My invention provides a mold flask that operates with a coolant system for controlled optimized directional rapid freezing of molten metal.
My invention provides mold media that is electrically conductive and thermally conductive for heating the mold prior to pouring molten metal into the mold, and also to quickly dissipate heat from the molten metal to provide rapid cooling and a controlled solidification freeze front.
My invention provides mold media that is recyclable, does not use binders and does not generate polluting or other dangerous byproducts.
My invention provides mold media that is aggregate, defining generally spherical shaped particles that allow coolant to permeate through the media to draw heat away from the molten metal cast.
My invention provides for controlled rapid directional cooling of a molten metal casting to enhance the mechanical characteristics and optimizes the solidification cooling rate by the temperature gradient affecting the alloying elements within the molten metal within the mold cavity.
My invention provides an apparatus and method that is operable with liquid coolants and gaseous coolants.
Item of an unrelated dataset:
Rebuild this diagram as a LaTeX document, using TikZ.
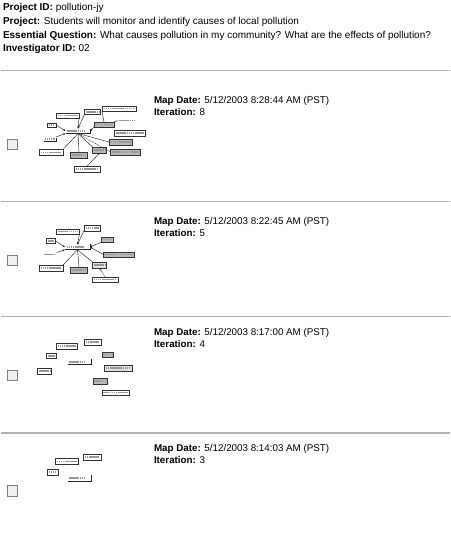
\documentclass[tikz,border=0pt]{standalone}
\usepackage{fontspec}
\setmainfont{Liberation Sans}
\usetikzlibrary{arrows.meta,shadows}
\begin{document}
\begin{tikzpicture}[x=1pt,y=-1pt,
  txt/.style={anchor=base west,inner sep=0pt,outer sep=0pt,font=\fontsize{10}{12}\selectfont},
  txs/.style={txt,font=\fontsize{9.8}{12}\selectfont},
  rulel/.style={draw=black!30,line width=1.6pt},
  chk/.style={draw=black!50,fill=black!6,line width=0.8pt},
  cbox/.style={draw=black!80,fill=white,line width=0.35pt,inner sep=0pt,outer sep=0pt,
    drop shadow={shadow xshift=0.7pt,shadow yshift=-0.7pt,fill=black!85,opacity=1},
    path picture={\draw[black!40,line width=1.1pt,dash pattern=on 1.6pt off 0.5pt]
      ([xshift=1.5pt]path picture bounding box.west) -- ([xshift=-1.5pt]path picture bounding box.east);}},
  gbox/.style={cbox,fill=black!28},
  cen/.style={inner sep=0pt,outer sep=0pt,
    path picture={\draw[black!40,line width=1.1pt,dash pattern=on 1.6pt off 0.5pt]
      ([xshift=1.5pt]path picture bounding box.west) -- ([xshift=-6pt]path picture bounding box.east);}},
  cenedge/.style={draw=black!85,line width=0.6pt},
  lk/.style={draw=black!85,line width=0.45pt},
  ar/.style={lk,-{Stealth[length=2.4pt,width=2pt]}}
]
\useasboundingbox (0,0) rectangle (450,538);
\fill[white] (0,0) rectangle (450,538);

% header
\node[txt] (h1) at (3,10) {\textbf{Project ID:} pollution-jy};
\node[txt] (h2) at (3,24) {\textbf{Project:} Students will monitor and identify causes of local pollution};
\node[txt] (h3) at (3,38) {\textbf{Essential Question:} What causes pollution in my community? What are the effects of pollution?};
\node[txt] (h4) at (3,51.5) {\textbf{Investigator ID:} 02};

% rules
\coordinate (r1a) at (1,70.5); \coordinate (r1b) at (450,70.5);
\coordinate (r2a) at (1,201.5); \coordinate (r2b) at (450,201.5);
\coordinate (r3a) at (1,316.5); \coordinate (r3b) at (450,316.5);
\coordinate (r4a) at (1,433); \coordinate (r4b) at (450,433);
\draw[rulel] (r1a) -- (r1b);
\draw[rulel] (r2a) -- (r2b);
\draw[rulel] (r3a) -- (r3b);
\draw[rulel] (r4a) -- (r4b);

% section texts
\node[txs] (d1) at (154,103.5) {\textbf{Map Date:} 5/12/2003 8:28:44 AM (PST)};
\node[txs] (i1) at (154,115.5) {\textbf{Iteration:} 8};
\node[txs] (d2) at (154,224) {\textbf{Map Date:} 5/12/2003 8:22:45 AM (PST)};
\node[txs] (i2) at (154,236) {\textbf{Iteration:} 5};
\node[txs] (d3) at (154,335) {\textbf{Map Date:} 5/12/2003 8:17:00 AM (PST)};
\node[txs] (i3) at (154,347) {\textbf{Iteration:} 4};
\node[txs] (d4) at (154,451.5) {\textbf{Map Date:} 5/12/2003 8:14:03 AM (PST)};
\node[txs] (i4) at (154,463.5) {\textbf{Iteration:} 3};

% checkboxes
\draw[chk] (7,139) rectangle (17,149.5);
\draw[chk] (7,255) rectangle (17,265.5);
\draw[chk] (7,370) rectangle (17,380.5);
\draw[chk] (7,485.5) rectangle (17,496);

% ---------- thumbnail 1 ----------
\node[cen,minimum width=25pt,minimum height=5pt] (Ac) at (78,131) {};
\node[cbox,minimum width=23pt,minimum height=5pt] (Aa) at (67.5,115.5) {};
\node[cbox,minimum width=16pt,minimum height=5pt] (Ab) at (92.5,112) {};
\node[cbox,minimum width=34pt,minimum height=5pt,line width=0.6pt] (Ad3) at (119,108.5) {};
\node[gbox,minimum width=20pt,minimum height=5pt] (Ad) at (104,124.5) {};
\node[cbox,draw=none,drop shadow={opacity=0},minimum width=19pt,minimum height=4pt] (Ae) at (127,120.5) {};
\node[cbox,minimum width=31pt,minimum height=5.5pt] (Af) at (130,133) {};
\node[cbox,minimum width=9pt,minimum height=4.5pt] (Ag) at (51.5,125) {};
\node[cbox,draw=none,drop shadow={opacity=0},minimum width=13pt,minimum height=4pt] (Ah) at (49.5,139) {};
\node[gbox,minimum width=23pt,minimum height=5.5pt] (Ai) at (120.5,142) {};
\node[gbox,minimum width=30pt,minimum height=5.5pt] (Aj) at (125.5,152) {};
\node[cbox,minimum width=24pt,minimum height=6pt] (Ak) at (51,152.5) {};
\node[gbox,minimum width=17pt,minimum height=6pt] (Al) at (79,155) {};
\node[gbox,minimum width=14pt,minimum height=6pt] (Am) at (99.5,150) {};
\node[cbox,minimum width=26pt,minimum height=5.5pt] (An) at (87,169) {};
\draw[cenedge] (Ac.south west) -- (Ac.south east) -- (Ac.north east);
\draw[ar] (Aa.south east) -- (Ac.north);
\draw[ar] (Ab.south west) -- (Ac.north);
\draw[ar] (Ag.east) -- (Ac.west);
\draw[ar] (Ah.north east) -- (Ac.south west);
\draw[lk] (Ak.north east) -- (Ac.south);
\draw[lk] (Ac.south) -- (Al.north);
\draw[lk] (Ac.south) -- (Am.north west);
\draw[lk,dashed,dash pattern=on 1pt off 0.8pt] (Ac.south) -- (Aj.west);
\draw[lk] (Ac.south) -- (Ai.west);
\draw[ar] (Ad.south west) -- (Ac.east);
\draw[lk] (Ae.west) -- (Ad.north east);
\draw[lk] (Ad3.south west) -- (Ad.north);
\draw[ar] (An.north) -- (Am.south);

% ---------- thumbnail 2 ----------
\node[cen,minimum width=25pt,minimum height=5.5pt] (Bc) at (77.5,247) {};
\node[cbox,minimum width=23pt,minimum height=5pt] (Ba) at (68,231.5) {};
\node[cbox,minimum width=16pt,minimum height=5.5pt] (Bb) at (92,228) {};
\node[cbox,minimum width=9pt,minimum height=5pt] (Bg) at (51,241) {};
\node[cbox,draw=none,drop shadow={opacity=0},minimum width=14pt,minimum height=4pt] (Bh) at (49.5,254.5) {};
\node[gbox,minimum width=12pt,minimum height=5.5pt] (Bd) at (107,239.5) {};
\node[gbox,minimum width=31pt,minimum height=5.5pt] (Bf) at (119,254.5) {};
\node[cbox,minimum width=24pt,minimum height=6pt] (Bk) at (51,268) {};
\node[gbox,minimum width=17pt,minimum height=6pt] (Bl) at (79,270) {};
\node[cbox,fill=black!12,minimum width=14pt,minimum height=6pt] (Bm) at (99.5,265) {};
\node[cbox,minimum width=26pt,minimum height=5.5pt] (Bn) at (105,279.5) {};
\draw[cenedge] (Bc.south west) -- (Bc.south east) -- (Bc.north east);
\draw[ar] (Ba.south east) -- (Bc.north);
\draw[ar] (Bb.south west) -- (Bc.north);
\draw[ar] (Bg.east) -- (Bc.west);
\draw[ar] (Bh.north east) -- (Bc.south west);
\draw[lk] (Bk.north east) -- (Bc.south);
\draw[lk] (Bc.south) -- (Bl.north);
\draw[lk] (Bc.south) -- (Bm.north west);
\draw[ar] (Bd.south west) -- (Bc.east);
\draw[ar] (Bf.west) -- (Bc.east);
\draw[ar,dashed,dash pattern=on 1pt off 0.8pt] (Bn.north) -- (Bm.south);

% ---------- thumbnail 3 ----------
\node[cen,minimum width=24pt,minimum height=5.5pt] (Cc) at (79.5,362) {};
\node[cbox,minimum width=21pt,minimum height=5.5pt] (Ca) at (66.5,346) {};
\node[cbox,minimum width=16.5pt,minimum height=5.5pt] (Cb) at (92.5,342) {};
\node[cbox,minimum width=10pt,minimum height=5pt] (Cg) at (51.5,356) {};
\node[cbox,minimum width=14pt,minimum height=5.5pt] (Ch) at (44.5,371) {};
\node[gbox,minimum width=11.5pt,minimum height=5.5pt] (Cd) at (107.5,354.5) {};
\node[gbox,fill=black!12,minimum width=27.5pt,minimum height=5.5pt] (Cf) at (118,368) {};
\node[gbox,minimum width=14.5pt,minimum height=5.5pt] (Cm) at (100,381) {};
\node[cbox,minimum width=27.5pt,minimum height=5pt] (Cn) at (115.5,392.5) {};
\draw[cenedge] (Cc.south west) -- (Cc.south east) -- (Cc.north east);

% ---------- thumbnail 4 ----------
\node[cen,minimum width=24pt,minimum height=6pt] (Dc) at (79.5,478) {};
\node[cbox,minimum width=23pt,minimum height=6pt] (Da) at (66.5,461.5) {};
\node[cbox,minimum width=17.5pt,minimum height=5.5pt] (Db) at (92,457) {};
\node[cbox,minimum width=11pt,minimum height=5.5pt] (Dg) at (52.5,472) {};
\draw[cenedge] (Dc.south west) -- (Dc.south east) -- (Dc.north east);
\end{tikzpicture}
\end{document}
Some or all of the problems, difficulties and drawbacks identified above and other problems, difficulties, and drawbacks may be helped or solved by the inventions shown and described herein. My invention may also be used to address other problems, difficulties, and drawbacks not set out above or which are only understood or appreciated at a later time. The future may also bring to light currently unknown or unrecognized benefits which may be appreciated, or more fully appreciated, in the future associated with the novel inventions shown and described herein.